While it is always a good thing to be optimistic about the future (and I am) I think it is always prudent to forward plan for a ‘rainy day’. Right now it is becoming somewhat of a rainy day (or at least a shower) for many of us, whether we are jobless, on furlough, on benefits or our circumstances have recently changed. Coping with a downpour without an umbrella is difficult so before it rains harder there is nothing wrong with making some changes now…
At the moment in my household, we are working on making some changes.

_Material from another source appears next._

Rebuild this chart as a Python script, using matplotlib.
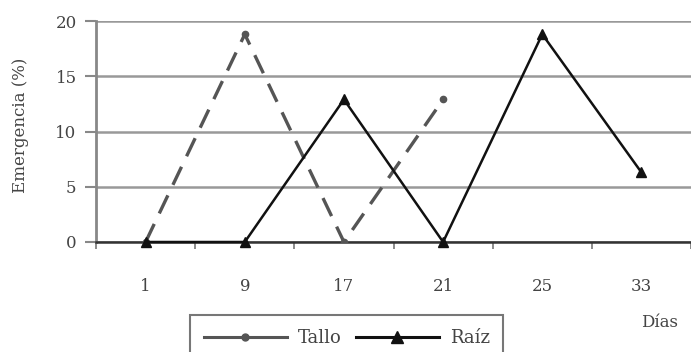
import numpy as np
import matplotlib.pyplot as plt
from matplotlib.lines import Line2D

dias = ["1", "9", "17", "21", "25", "33"]
tallo = [0, 18.8, 0, 12.9]
raiz = [0, 0, 12.9, 0, 18.8, 6.3]

plt.rcParams['font.family'] = ['DejaVu Serif']
txt = '#444444'

fig = plt.figure(figsize=(6.91, 3.52), dpi=100)
ax = fig.add_axes([0.139, 0.3125, 0.861, 0.6278])

x = np.arange(len(dias))
ax.plot(x[:len(tallo)], tallo, color='#555555', lw=2.4, ls=(0, (6, 3.5)),
        marker='o', markersize=4.5, zorder=3)
ax.plot(x, raiz, color='#111111', lw=1.8, marker='^', markersize=7, zorder=4,
        clip_on=False)

ax.set_xlim(-0.5, 5.38)
ax.set_ylim(0, 20)
ax.set_yticks([0, 5, 10, 15, 20])
ax.set_xticks(x)
ax.set_xticklabels(dias)
ax.set_xticks(np.arange(-0.5, 6, 1), minor=True)
ax.tick_params(axis='x', which='major', length=0, pad=26, labelsize=12, labelcolor=txt)
ax.tick_params(axis='x', which='minor', length=5, direction='out', color='#777777', width=1.2)
ax.tick_params(axis='y', length=8, direction='out', color='#888888', width=1.5,
               pad=6, labelsize=12, labelcolor=txt)
ax.grid(axis='y', color='#999999', lw=1.8)
ax.set_axisbelow(True)
for s in ['top', 'right']:
    ax.spines[s].set_visible(False)
ax.spines['left'].set_color('#888888')
ax.spines['left'].set_linewidth(2)
ax.spines['bottom'].set_color('#333333')
ax.spines['bottom'].set_linewidth(1.8)

fig.text(0.03, 0.645, "Emergencia (%)", rotation=90, ha='center', va='center',
         fontsize=12, color=txt)
fig.text(0.955, 0.083, "Días", ha='center', va='center', fontsize=12, color=txt)

handles = [Line2D([], [], color='#555555', lw=2.2, marker='o', markersize=5),
           Line2D([], [], color='#111111', lw=2.2, marker='^', markersize=8)]
leg = fig.legend(handles, ["Tallo", "Raíz"], loc='lower left',
                 bbox_to_anchor=(0.262, -0.05), ncol=2, frameon=True, fancybox=False,
                 edgecolor='#555555', fontsize=13, handlelength=4.6,
                 columnspacing=0.8, handletextpad=0.6, borderpad=0.75)
leg.get_frame().set_linewidth(1.5)
for t in leg.get_texts():
    t.set_color(txt)

fig.savefig("out.png", dpi=100)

Many of these changes are small, seemingly insignificant, but one thing I know is that every small drop of water or crumb, collectively over time, becomes a vast ocean or a basketful of bread! Drying my clothes outside on a sunny day instead of using the tumble dryer saves 50p, growing food and preserving it saves a little money too (and provides a store of available food during difficult times), baking bread from scratch saves 50p a pop, using a cool short eco wash for laundry saves on power and water, and the list goes on.
I recently saw a friend of mine on social media making a batch of liquid laundry detergent and thought what a great idea! I immediately researched it, watched several videos and decided that it would indeed save me money, quite a bit!

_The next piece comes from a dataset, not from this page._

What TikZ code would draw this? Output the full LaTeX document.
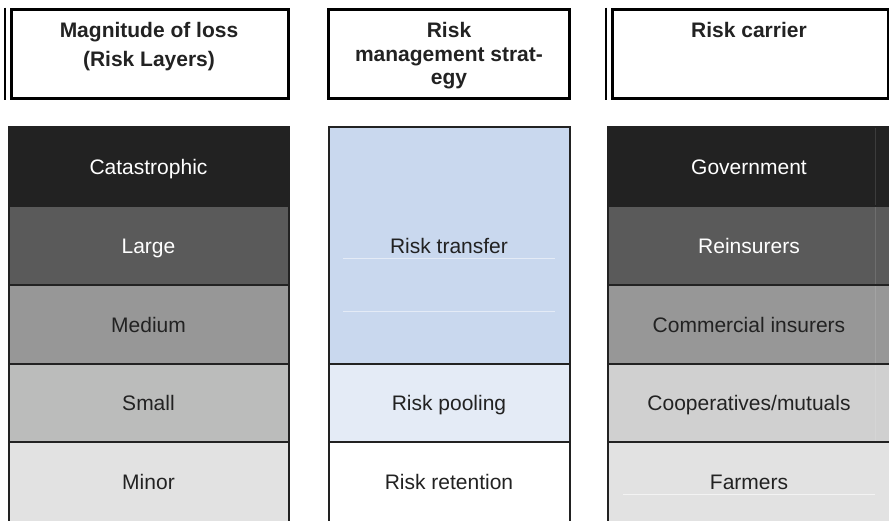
\documentclass[tikz,border=0pt]{standalone}
\usepackage{fontspec}
\setmainfont{Liberation Sans}
\definecolor{cCat}{HTML}{222222}
\definecolor{cLarge}{HTML}{5A5A5A}
\definecolor{cMed}{HTML}{979797}
\definecolor{cSmall}{HTML}{BBBCBB}
\definecolor{cSmallB}{HTML}{D0D0D0}
\definecolor{cMinor}{HTML}{E2E2E2}
\definecolor{cTrans}{HTML}{C9D8EE}
\definecolor{cPool}{HTML}{E4EBF6}
\definecolor{cTxt}{HTML}{222222}
\tikzset{
  cell/.style={inner sep=0pt, outer sep=0pt, text height=15pt, text depth=0pt,
               font=\fontsize{21}{25}\selectfont, text=cTxt},
  darkcell/.style={cell, text=white},
  hdrtxt/.style={inner sep=0pt, anchor=base, font=\bfseries\fontsize{21}{25}\selectfont, text=cTxt},
  hdrbox/.style={draw=black, line width=3pt, inner sep=0pt},
  border/.style={draw=cCat, line width=2pt},
  faint/.style={line width=0.6pt}
}
\begin{document}
\begin{tikzpicture}[x=1pt,y=-1pt]
\useasboundingbox (0,0) rectangle (889,520);
\begin{scope}
\clip (0,0) rectangle (889,520);
% ---------- headers ----------
\node[hdrbox, minimum width=277, minimum height=89] (h1) at (149.5,53.5) {};
\draw[line width=1.2pt] ([xshift=-4.5pt]h1.north west) -- ([xshift=-4.5pt]h1.south west);
\node[hdrtxt] (h1a) at (149,37) {Magnitude of loss};
\node[hdrtxt] (h1b) at (149,66) {(Risk Layers)};

\node[hdrbox, minimum width=241, minimum height=89] (h2) at (449,53.5) {};
\node[hdrtxt] (h2a) at (449,37) {Risk};
\node[hdrtxt] (h2b) at (449,61) {management strat-};
\node[hdrtxt] (h2c) at (449,84) {egy};

\node[hdrbox, minimum width=276, minimum height=89] (h3) at (750,53.5) {};
\draw[line width=1.2pt] ([xshift=-4.5pt]h3.north west) -- ([xshift=-4.5pt]h3.south west);
\node[hdrtxt] (h3a) at (749,37) {Risk carrier};

% ---------- column 1 ----------
\node[darkcell, fill=cCat,   minimum width=280, minimum height=79] (c1) at (148.5,166.5) {Catastrophic};
\node[darkcell, fill=cLarge, minimum width=280, minimum height=79] (c2) at (148.5,245.5) {Large};
\node[cell, fill=cMed,   minimum width=280, minimum height=79] (c3) at (148.5,324.5) {Medium};
\node[cell, fill=cSmall, minimum width=280, minimum height=78] (c4) at (148.5,403) {Small};
\node[cell, fill=cMinor, minimum width=280, minimum height=79] (c5) at (148.5,481.5) {Minor};
\draw[border] (c5.south west) -- (c1.north west) -- (c1.north east) -- (c5.south east);
\draw[border] (c1.south west) -- (c1.south east);
\draw[border] (c2.south west) -- (c2.south east);
\draw[border] (c3.south west) -- (c3.south east);
\draw[border] (c4.south west) -- (c4.south east);

% ---------- column 2 ----------
\node[cell, fill=cTrans, minimum width=241, minimum height=237] (s1) at (449,245.5) {Risk transfer};
\node[cell, fill=cPool,  minimum width=241, minimum height=78] (s2) at (449,403) {Risk pooling};
\node[cell, fill=white,  minimum width=241, minimum height=79] (s3) at (449,481.5) {Risk retention};
\coordinate (f1a) at (343,258); \coordinate (f1b) at (555,258);
\coordinate (f2a) at (343,311); \coordinate (f2b) at (555,311);
\draw[faint, draw=cPool] (f1a) -- (f1b);
\draw[faint, draw=cPool] (f2a) -- (f2b);
\draw[border] (s3.south west) -- (s1.north west) -- (s1.north east) -- (s3.south east);
\draw[border] (s1.south west) -- (s1.south east);
\draw[border] (s2.south west) -- (s2.south east);

% ---------- column 3 ----------
\node[cell, fill=cCat,    minimum width=281, minimum height=79] (r1) at (748.5,166.5) {};
\node[cell, fill=cLarge,  minimum width=281, minimum height=79] (r2) at (748.5,245.5) {};
\node[cell, fill=cMed,    minimum width=281, minimum height=79] (r3) at (748.5,324.5) {};
\node[cell, fill=cSmallB, minimum width=281, minimum height=78] (r4) at (748.5,403) {};
\node[cell, fill=cMinor,  minimum width=281, minimum height=79] (r5) at (748.5,481.5) {};
\node[darkcell] (t1) at (749,166.5) {Government};
\node[darkcell] (t2) at (749,245.5) {Reinsurers};
\node[cell] (t3) at (749,324.5) {Commercial insurers};
\node[cell] (t4) at (749,403) {Cooperatives/mutuals};
\node[cell] (t5) at (749,481.5) {Farmers};
\coordinate (v1) at (875,127); \coordinate (v2) at (875,442);
\draw[faint, draw=white, opacity=0.12] (v1) -- (v2);
\coordinate (g1) at (623,494); \coordinate (g2) at (875,494);
\draw[faint, draw=white, opacity=0.6] (g1) -- (g2);
\draw[border] (r5.south west) -- (r1.north west) -- (r1.north east);
\draw[border] (r1.south west) -- (r1.south east);
\draw[border] (r2.south west) -- (r2.south east);
\draw[border] (r3.south west) -- (r3.south east);
\draw[border] (r4.south west) -- (r4.south east);
\end{scope}
\end{tikzpicture}
\end{document}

I decided to order in the three ingredients needed and make a batch of:
- Washing powder for hot washes and whites.
- Liquid laundry detergent for most daily washes using the eco cool setting. (more economical – recipe tomorrow!)
I would also test each of these out for effectiveness and economy as well as the process of making and storing.
Today I made the dry washing powder for longer hot washes and whites. I found this REALLY quick and easy to make. It made enough for up to 40 loads using a tablespoon per load (you may need more for large or dirtier loads.) Based on using 1 cup of borax substitute, 1 cup of washing soda and 1 x 4 or 5 oz bar of household soap it cost me less than £2.50 to make enough powder to wash 40 loads. This would save you about 50% on the cost of a regular powder. I worked this out as roughly £30 per year.
The clothes came out really clean, suds were very low in the machine (I have very hard water). If you love the strong artificial perfumes used in modern laundry detergents and like that your clothes smell strongly of the perfumes in the detergent when the clothes are dry then you may be disappointed. The clothes smelled lovely and clean but didn’t really smell of any fragrance. I didn’t add any essential oils as it was a dry powder (for the liquid detergent I will though).
The powder seems ideal to use on a long hot wash to get lighter clothes bright and clean.
Warning: Obviously with any chemicals please protect your hands and eyes and do not inhale.
- 1 cup of borax substitute
- 1 cup of washing soda
- 1 x 4 or 5 oz bar of household soap (grated)
- Mix the borax and washing soda together in a bowl with the grated household soap.
- Ideally add the mixture into a blender and pulse until the grated soap and powders are well blended into smaller particles. (**Please ensure that you do not inhale the powder so wait until the dust has settled before opening the lid of the blender)
- Place powder in a glass jar.
- Use 1 flat tablespoon max. per load.